Risk Focus: Loss of Power
Increasing numbers of main engine failure related incidents and accidents following blackouts have led to a data collection exercise by the UK Club’s risk assessors and a detailed analysis of more than 700 claims which has given cause for concern. A significant number of these claims for third party property damage, many of which were enormously expensive and in some cases amounted to millions of dollars could be attributed, directly or indirectly, to main engine failures or electrical blackouts.
Hazard, threats and consequences: In the centre of the diagram, Loss of Power is identified as the ‘hazard’ , while blue squares to the left identify a range of ‘threats’ , which, if not controlled, could cause a serious incident involving P&I claims and other consequences which can be seen in the red shape on the far right of the diagram.

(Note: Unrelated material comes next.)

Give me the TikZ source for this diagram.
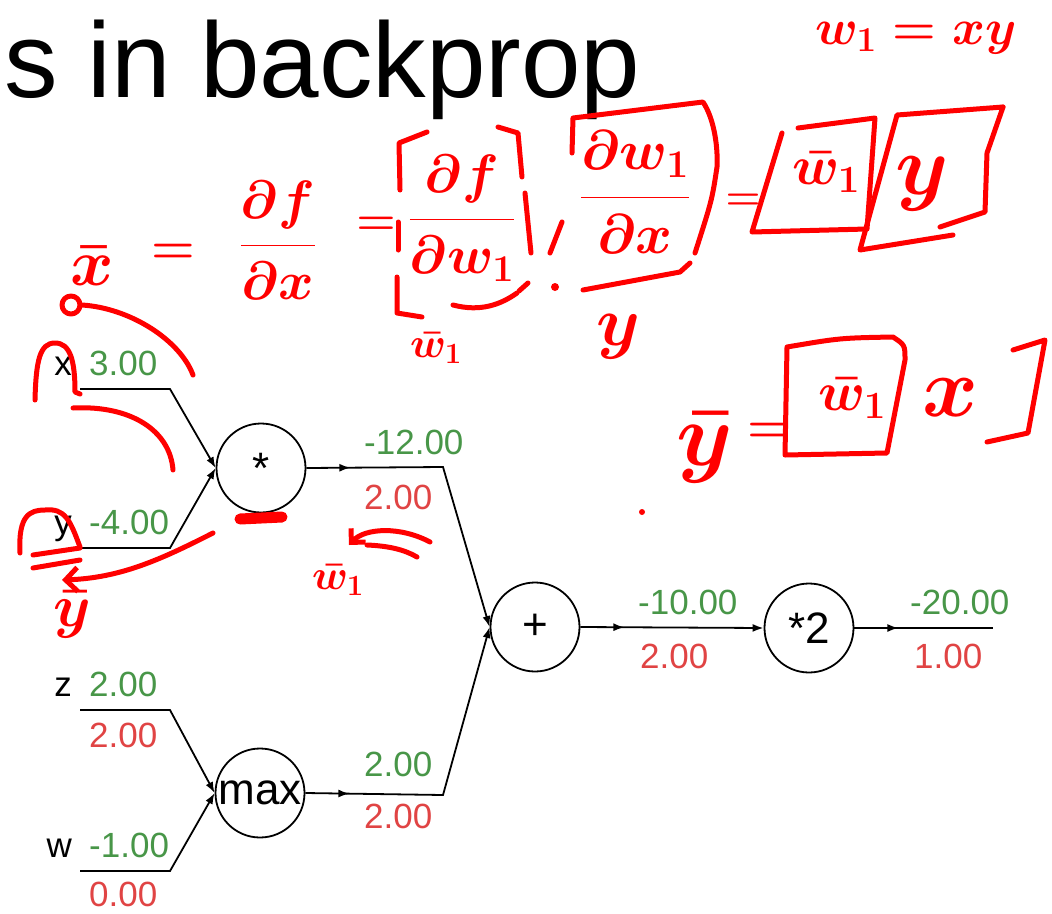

Controls: Between these extremities can be seen the ‘controls’ which, if they work properly, will prevent the accident happening and on the right hand side of the diagram, controls which will mitigate the
consequences. Thus taking as an example the threat of Main Engine Failure (left hand side), controls which should be in place to prevent this include system monitoring, testing the engine before pilot and berth, the monitoring of starting air, good system maintenance, tests and maintenance for the automation and control systems, good ‘failure to start’ procedures and training and familiarisation of staff.
Consequences: The consequences of an accident (right hand side)will be mitigated by the capability of the crew to deal with an incident, good record keeping, emergency reporting and communication procedures, systems and procedures to maintain steering, emergency drills, clear abort procedures, recovery measures implemented by a well trained crew, tug availability and anchor at the ready.